In the shorter and more narrowly focused book, Karsh examines Arafat's dubious role in the Palestinian uprising (the al-Aqsa Intifada) that began in September 2000 and has greatly reduced the hopes for peace raised by the Oslo Accords of the 1990s. Adducing compelling evidence, Karsh depicts Arafat as the mastermind who planned the al-Aqsa Intifada--including the suicide bombings, drive-by shootings, and lynchings--long before he found it convenient to describe the orchestrated violence as a spontaneous national response to Ariel Sharon's pre-approved visit to Temple Mount. The al-Aqsa Intifada thus fits into a cynical larger strategy--which Karsh chillingly limns in Arafat's own words--for using peace negotiations as a temporary gambit in enlarging and solidifying the machinery necessary to destroy the state of Israel. Because most Palestinians want peace, Karsh does not blame them for their leader's perfidy. But he does blame Israeli leaders and the international community, accusing them of almost criminal naivete in affording Arafat repeated openings to work his black magic.

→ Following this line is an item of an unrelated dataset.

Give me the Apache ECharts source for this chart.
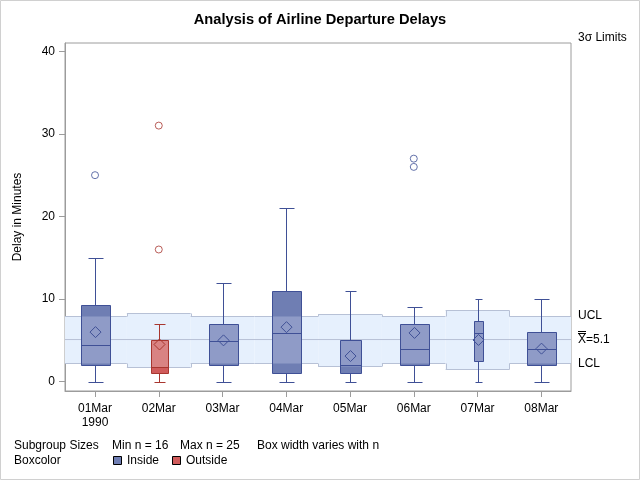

Sharp criticism of Israeli and international leaders also frames the much fuller portrait of Arafat offered by the Rubins. Like Karsh, the Rubins portray Arafat as treacherous, tracing his malign influence back much further than the al-Aqsa Intifada, marshalling compelling evidence of Arafat's complicity in numerous earlier atrocities, including the 1972 outrage at the Munich Olympics and the 1985 hijacking of the Achille Lauro. But the Rubins also show how--for all his cunning--Arafat has repeatedly sabotaged his own projects through inexplicable arrogance and tactical foolishness. Yet even when he alienated most Arab leaders by applauding Iraq's 1990 invasion of Kuwait, Arafat managed--yet again--to survive. The Rubins attribute Arafat's staying power to his tyrannical control of all Palestinian institutions and his adept manipulation of Western credulity. Some will disagree with the authors' conclusions about their subject, but there can be no doubt that this "political biography" makes a strong and compelling case for its position. Bryce Christensen
Copyright © American Library Association. All rights reserved
Middle East scholar Karsh (Fabricating Israeli History) makes a lively case that Palestinian leader Yasir Arafat never intended to fulfill any of his peace commitments, and has in fact "used `peace' as a strategic deception aimed at promoting the eternal goal of Israel's destruction." After sketching Arafat's pre-1993 history in a couple of chapters, the author focuses most of the book on the decade since the signing of the historic Oslo peace accords. In those years, he writes, inside the Palestinian territories, Arafat has "imposed an oppressive and corrupt regime in the worst tradition of Arab dictatorships." Outside, meanwhile, he has unleashed waves of violence on Israel, deliberately choosing to make violence "the defining characteristic of his rule." The author draws on Arabic, Hebrew and English-language sources to give what may be the most comprehensive account yet of certain events-like the Palestinian leadership's five years of maneuvering to avoid canceling, as promised, the parts of the Palestinian National Covenant that call for Israel's destruction. Karsh's conclusion is that both Arafat and his tainted Palestinian Authority must go. Many will disagree with the author, particularly because he appears to blame the failure of peace entirely on the Palestinian side, with almost no mention of Israeli settlement-building. But the book is well argued, fast-paced and engaging enough for those with a casual interest. Karsh, head of Mediterranean studies at King's College, University of London, has a stronger point of view than the Rubins, and covers recent events in greater detail.